■ WHAT THE TASK REQUIRES
Copy exactly, leaving out every image, the lines from the one with "Give me the TikZ source for this diagram." through the one with "(vstart) at (138,398);", inclusive.

## start

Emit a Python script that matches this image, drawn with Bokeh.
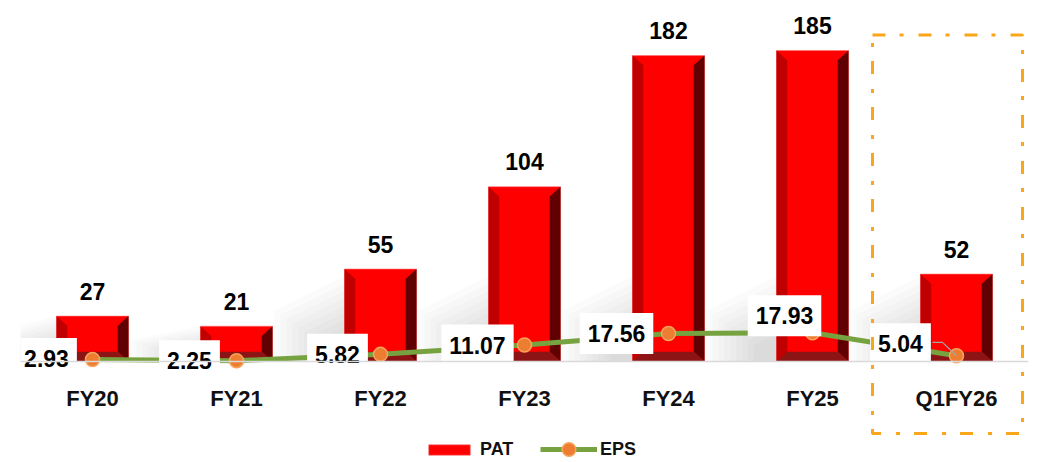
from bokeh.plotting import figure
from bokeh.models import Range1d, FactorRange, ColumnDataSource, Legend, LegendItem, BoxAnnotation, Span
from bokeh.core.properties import value
from bokeh.embed import file_html
from bokeh.resources import INLINE

# ---- data ----
categories = ["FY20", "FY21", "FY22", "FY23", "FY24", "FY25", "Q1FY26"]
pat = [27, 21, 55, 104, 182, 185, 52]
eps = [2.93, 2.25, 5.82, 11.07, 17.56, 17.93, 5.04]
pat_labels = ["27", "21", "55", "104", "182", "185", "52"]
eps_labels = ["2.93", "2.25", "5.82", "11.07", "17.56", "17.93", "5.04"]
highlight = "Q1FY26"

# ---- styling / layout constants ----
PX_PER_CAT = 144.0
PX_PER_PAT = 311.0 / 185.0
eps_dx = [-46, -47, -43, -47, -52, -28, -56]   # label offsets (px)
eps_dy = [-1, 0, 0, 0, 0, -17, -12]

FONT = value("Liberation Sans")

p = figure(width=1038, height=462,
           x_range=FactorRange(*categories),
           y_range=Range1d(-60.08, 214.75),
           output_backend="svg", toolbar_location=None,
           x_axis_location=None, y_axis_location=None,
           min_border_left=20, min_border_right=10,
           min_border_top=0, min_border_bottom=0)
p.extra_y_ranges = {"eps": Range1d(-55.04, 204.96)}
p.grid.visible = False
p.outline_line_color = None
p.background_fill_color = "white"

n = len(categories)
xc = [i + 0.5 for i in range(n)]
hw = 36 / PX_PER_CAT
bx = 11 / PX_PER_CAT
by = 10 / PX_PER_PAT

# ---- soft shadows cast to the upper-left of each bar ----
NL = 9
for k in range(NL):
    s = 1.0 - 0.085 * k
    sh_xs, sh_ys = [], []
    for c, h in zip(xc, pat):
        xl = c - hw
        hpx = min(h * PX_PER_PAT, 85.0) * s
        wpx = 70.0 * s
        sh_xs.append([xl, xl, xl - wpx / PX_PER_CAT, xl - wpx / PX_PER_CAT])
        sh_ys.append([0, hpx / PX_PER_PAT, hpx * 0.6 / PX_PER_PAT, 0])
    p.patches(sh_xs, sh_ys, fill_color="#7A7A7A", fill_alpha=0.028, line_color=None)

# baseline
p.add_layout(Span(location=0, dimension="width", line_color="#D9D9D9", line_width=1.5))

# ---- bevelled bars ----
base = p.vbar(x=categories, top=pat, width=2 * hw, fill_color="#FF0000",
              line_color="#FF7070", line_width=0.6)

left_xs, left_ys, right_xs, right_ys, bot_xs, bot_ys = [], [], [], [], [], []
for c, h in zip(xc, pat):
    xl, xr = c - hw, c + hw
    left_xs.append([xl, xl, xl + bx, xl + bx]); left_ys.append([0, h, h - by, by])
    right_xs.append([xr, xr, xr - bx, xr - bx]); right_ys.append([0, h, h - by, by])
    bot_xs.append([xl, xr, xr - bx, xl + bx]); bot_ys.append([0, 0, by, by])
p.patches(left_xs, left_ys, fill_color="#C00000", line_color=None)
p.patches(right_xs, right_ys, fill_color="#600000", line_color=None)
p.patches(bot_xs, bot_ys, fill_color="#8C1414", line_color=None)
p.vbar(x=categories, bottom=by, top=[h - by for h in pat], width=2 * (hw - bx),
       fill_color="#FF0000", line_color=None)

# PAT value labels
p.text(x=categories, y=pat, text=pat_labels, y_offset=-25,
       text_align="center", text_baseline="middle",
       text_font=FONT, text_font_size="23px", text_font_style="bold",
       text_color="black")

# category labels
p.text(x=categories, y=[0] * n, text=categories, y_offset=37,
       text_align="center", text_baseline="middle",
       text_font=FONT, text_font_size="22px", text_font_style="bold",
       text_color="#111111")

# ---- EPS line ----
eline = p.line(x=categories, y=eps, y_range_name="eps",
               line_color="#76A33F", line_width=5)
escat = p.scatter(x=categories, y=eps, y_range_name="eps", size=14,
                  fill_color="#ED7D31", line_color="#F7A35C", line_width=1.5)

# leader line for the highlighted label
hi = categories.index(highlight)
hv = eps[hi]
p.line(x=[xc[hi] - 24 / PX_PER_CAT, xc[hi] - 14 / PX_PER_CAT, xc[hi]],
       y=[hv + 7.5, hv + 7.5, hv], y_range_name="eps",
       line_color="#A6A6A6", line_width=1.2)

src = ColumnDataSource(dict(x=categories, y=eps, t=eps_labels, dx=eps_dx, dy=eps_dy))
p.text(x="x", y="y", text="t", x_offset="dx", y_offset="dy", source=src,
       y_range_name="eps", text_align="center", text_baseline="middle",
       text_font=FONT, text_font_size="23px", text_font_style="bold",
       text_color="black", background_fill_color="white", padding=(8, 12))

# ---- highlight box ----
p.add_layout(BoxAnnotation(left=hi + 0.5 - 84 / PX_PER_CAT, right=hi + 0.5 + 66 / PX_PER_CAT,
                           top=max(pat) * 1.05, bottom=-72 / PX_PER_PAT,
                           fill_alpha=0, line_color="#F9A61A", line_alpha=1.0,
                           line_width=3, line_dash="13 14 4 15"))

# ---- legends ----
leg1 = Legend(items=[LegendItem(label="PAT", renderers=[base])],
              location=(403, 2), orientation="horizontal",
              glyph_width=52, glyph_height=13, label_standoff=5,
              label_text_font="Liberation Sans", label_text_font_size="18px",
              label_text_font_style="bold", label_text_color="#111111",
              padding=0, margin=0, border_line_color=None, background_fill_alpha=0)
leg2 = Legend(items=[LegendItem(label="EPS", renderers=[eline, escat])],
              location=(520, -4), orientation="horizontal",
              glyph_width=57, glyph_height=34, label_standoff=3,
              label_text_font="Liberation Sans", label_text_font_size="18px",
              label_text_font_style="bold", label_text_color="#111111",
              padding=0, margin=0, border_line_color=None, background_fill_alpha=0)
p.add_layout(leg1)
p.add_layout(leg2)

open("out.html", "w").write(file_html(p, INLINE))
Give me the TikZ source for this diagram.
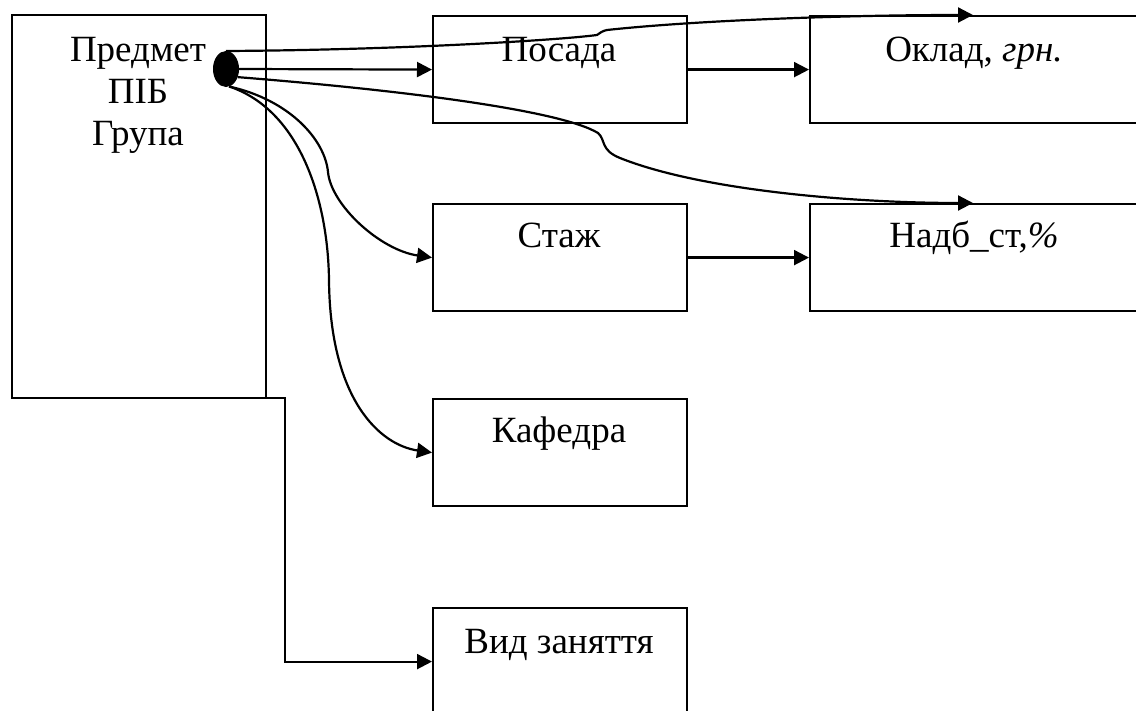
\documentclass[tikz,border=0pt]{standalone}
\usepackage{fontspec}
\setmainfont{Liberation Serif}
\newfontfamily\tnr{Liberation Serif}
\usetikzlibrary{arrows.meta,shapes.geometric}
\begin{document}
\begin{tikzpicture}[x=0.5pt,y=-0.5pt, line width=1.1pt,
  box/.style={draw, line width=1.1pt, rectangle, anchor=north west, inner sep=0,
              minimum width=127pt, minimum height=53.5pt},
  widebox/.style={box, minimum width=165.5pt},
  txt/.style={anchor=base, inner sep=0, font=\tnr\fontsize{18.5}{21}\selectfont},
  conn/.style={-{Triangle[length=7.5pt,width=7.5pt]}, line width=1.1pt}]
\useasboundingbox (0,0) rectangle (1136,711);
\clip (0,0) rectangle (1136,711);

% boxes
\node[box, minimum height=191.5pt] (main) at (11,14) {};
\node[box] (posada) at (432,15) {};
\node[widebox] (oklad) at (809,15) {};
\node[box] (stazh) at (432,203) {};
\node[widebox] (nadb) at (809,203) {};
\node[box] (kaf) at (432,398) {};
\node[box] (vid) at (432,607) {};

% texts
\node[txt] (t1) at (138,62) {Предмет};
\node[txt] (t2) at (138,104) {ПІБ};
\node[txt] (t3) at (138,146) {Група};
\node[txt] (tposada) at (559,62) {Посада};
\node[txt] (toklad) at (974,62) {Оклад, \textit{грн.}};
\node[txt] (tstazh) at (559,248) {Стаж};
\node[txt] (tnadb) at (974,248) {Надб\_ст,\textit{\%}};
\node[txt] (tkaf) at (559,443) {Кафедра};
\node[txt] (tvid) at (559,653) {Вид заняття};

% dot
\node[ellipse, fill=black, draw=black, line width=0.5pt, inner sep=0,
      minimum width=12.5pt, minimum height=17.5pt] (dot) at (226,69) {};

\coordinate (oklin) at (973,15);
\coordinate (nadbin) at (973,203);
\coordinate (vstart) at (138,398);

% connectors
\draw[conn] (dot.north) .. controls (400,50) and (560,40) .. (597,35)
  .. controls (600,33) and (602,31) .. (607,30)
  .. controls (700,20) and (850,15) .. (oklin);
\draw[conn] (dot.east) -- (posada.west);
\draw[conn] (dot.-35) .. controls (400,90) and (560,110) .. (598,133)
  .. controls (606,140) and (600,150) .. (620,158)
  .. controls (700,190) and (850,203) .. (nadbin);
\draw[conn] (dot.-80) .. controls (290,100) and (325,140) .. (328,172)
  .. controls (331,205) and (380,250) .. (stazh.west);
\draw[conn] (dot.-80) .. controls (300,110) and (328,200) .. (329,280)
  .. controls (330,400) and (380,445) .. (kaf.west);
\draw[conn] (posada.east) -- (oklad.west);
\draw[conn] (stazh.east) -- (nadb.west);
\draw[conn] (vstart) -- (285,398) |- (vid.west);
\end{tikzpicture}
\end{document}
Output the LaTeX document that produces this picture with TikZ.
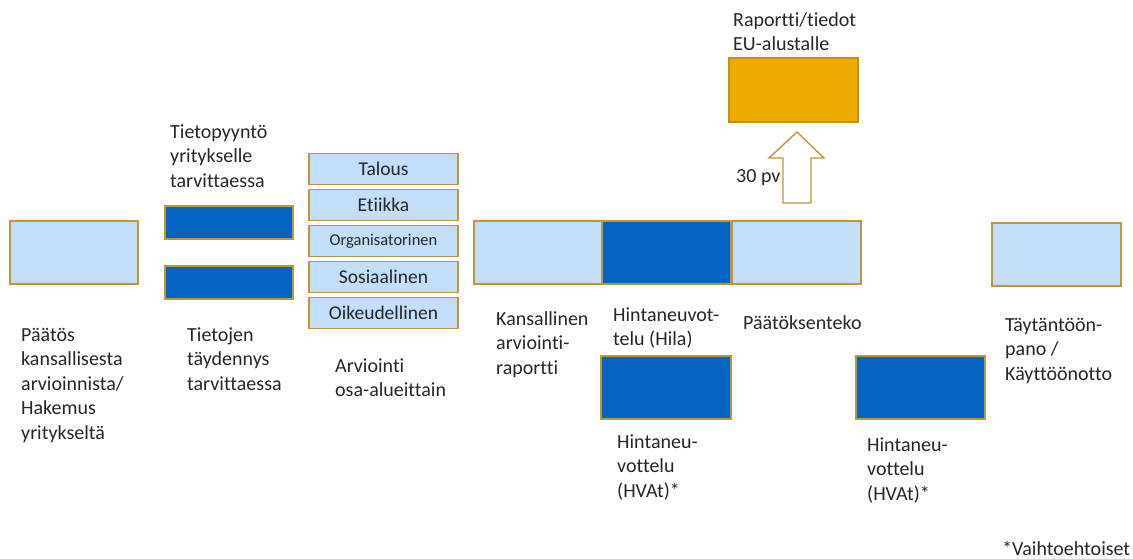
\documentclass[tikz,border=0pt]{standalone}
\usepackage{fontspec}
\setmainfont{Carlito}[Ligatures={NoCommon}]
\definecolor{lblue}{RGB}{194,222,248}
\definecolor{dblue}{RGB}{5,99,193}
\definecolor{gold}{RGB}{191,150,60}
\definecolor{orng}{RGB}{237,170,0}
\definecolor{txtc}{RGB}{38,38,38}
\newcommand{\fls}{\rule{0pt}{15pt}}
\begin{document}
\begin{tikzpicture}[x=1pt,y=-1pt,
  box/.style={draw=gold,line width=1.4pt,minimum width=128pt,minimum height=63pt,inner sep=0pt},
  lbox/.style={box,fill=lblue},
  dbox/.style={box,fill=dblue},
  obox/.style={box,fill=orng,draw=orng!85!black},
  sbox/.style={box,fill=lblue,minimum width=149pt,minimum height=31pt,text=txtc,font=\fontsize{19.5}{22}\selectfont},
  txt/.style={anchor=north west,inner sep=0pt,align=left,text=txtc,font=\fontsize{20}{24.5}\selectfont}]
\useasboundingbox (0,0) rectangle (1133,559);
% boxes
\node[lbox] (a) at (74,252.5) {};
\node[dbox,minimum height=33pt] (d1) at (229,222.5) {};
\node[dbox,minimum height=33pt] (d2) at (229,282.5) {};
\node[sbox] (s1) at (383.5,169) {Talous};
\node[sbox] (s2) at (383.5,205) {Etiikka};
\node[sbox,font=\fontsize{16.5}{20}\selectfont] (s3) at (383.5,241) {Organisatorinen};
\node[sbox] (s4) at (383.5,277) {Sosiaalinen};
\node[sbox] (s5) at (383.5,313) {Oikeudellinen};
\node[lbox] (m1) at (538,252.5) {};
\node[dbox,minimum width=129pt] (m2) at (666.5,252.5) {};
\node[lbox,minimum width=129pt] (m3) at (796.5,252.5) {};
\node[dbox,minimum width=130pt] (h1) at (666,387.5) {};
\node[dbox,minimum width=129pt] (h2) at (920.5,387.5) {};
\node[lbox,minimum width=129pt] (r) at (1056.5,254.5) {};
\node[obox,minimum width=129pt,minimum height=64pt] (o) at (793.5,90) {};
% block arrow
\draw[draw=gold,fill=white,line width=1.4pt,line join=miter]
  (783,203) -- (811,203) -- (811,158) -- (824,158) -- (797,132) -- (769,158) -- (783,158) -- cycle;
% texts
\node[txt] (t1) at (21,326) {\fls Päätös\\kansallisesta\\arvioinnista/\\Hakemus\\yritykseltä};
\node[txt] (t2) at (187,326) {\fls Tietojen\\täydennys\\tarvittaessa};
\node[txt] (t3) at (170,123) {\fls Tietopyyntö\\yritykselle\\tarvittaessa};
\node[txt] (t4) at (335,357) {\fls Arviointi\\osa-alueittain};
\node[txt] (t5) at (496,310) {\fls Kansallinen\\arviointi-\\raportti};
\node[txt] (t6) at (613,306) {\fls Hintaneuvot-\\telu (Hila)};
\node[txt] (t7) at (743,314) {\fls Päätöksenteko};
\node[txt] (t8) at (617,433) {\fls Hintaneu-\\vottelu\\(HVAt)*};
\node[txt] (t9) at (867,436) {\fls Hintaneu-\\vottelu\\(HVAt)*};
\node[txt] (t10) at (1005,316) {\fls Täytäntöön-\\pano /\\Käyttöönotto};
\node[txt] (t11) at (1002,540) {\fls *Vaihtoehtoiset};
\node[txt] (t12) at (733,11) {\fls Raportti/tiedot\\EU-alustalle};
\node[txt] (t13) at (736,167) {\fls 30 pv};
\end{tikzpicture}
\end{document}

## end

■ RESULT
Give me the TikZ source for this diagram.
\documentclass[tikz,border=0pt]{standalone}
\usepackage{fontspec}
\setmainfont{Liberation Serif}
\newfontfamily\tnr{Liberation Serif}
\usetikzlibrary{arrows.meta,shapes.geometric}
\begin{document}
\begin{tikzpicture}[x=0.5pt,y=-0.5pt, line width=1.1pt,
  box/.style={draw, line width=1.1pt, rectangle, anchor=north west, inner sep=0,
              minimum width=127pt, minimum height=53.5pt},
  widebox/.style={box, minimum width=165.5pt},
  txt/.style={anchor=base, inner sep=0, font=\tnr\fontsize{18.5}{21}\selectfont},
  conn/.style={-{Triangle[length=7.5pt,width=7.5pt]}, line width=1.1pt}]
\useasboundingbox (0,0) rectangle (1136,711);
\clip (0,0) rectangle (1136,711);

% boxes
\node[box, minimum height=191.5pt] (main) at (11,14) {};
\node[box] (posada) at (432,15) {};
\node[widebox] (oklad) at (809,15) {};
\node[box] (stazh) at (432,203) {};
\node[widebox] (nadb) at (809,203) {};
\node[box] (kaf) at (432,398) {};
\node[box] (vid) at (432,607) {};

% texts
\node[txt] (t1) at (138,62) {Предмет};
\node[txt] (t2) at (138,104) {ПІБ};
\node[txt] (t3) at (138,146) {Група};
\node[txt] (tposada) at (559,62) {Посада};
\node[txt] (toklad) at (974,62) {Оклад, \textit{грн.}};
\node[txt] (tstazh) at (559,248) {Стаж};
\node[txt] (tnadb) at (974,248) {Надб\_ст,\textit{\%}};
\node[txt] (tkaf) at (559,443) {Кафедра};
\node[txt] (tvid) at (559,653) {Вид заняття};

% dot
\node[ellipse, fill=black, draw=black, line width=0.5pt, inner sep=0,
      minimum width=12.5pt, minimum height=17.5pt] (dot) at (226,69) {};

\coordinate (oklin) at (973,15);
\coordinate (nadbin) at (973,203);
\coordinate (vstart) at (138,398);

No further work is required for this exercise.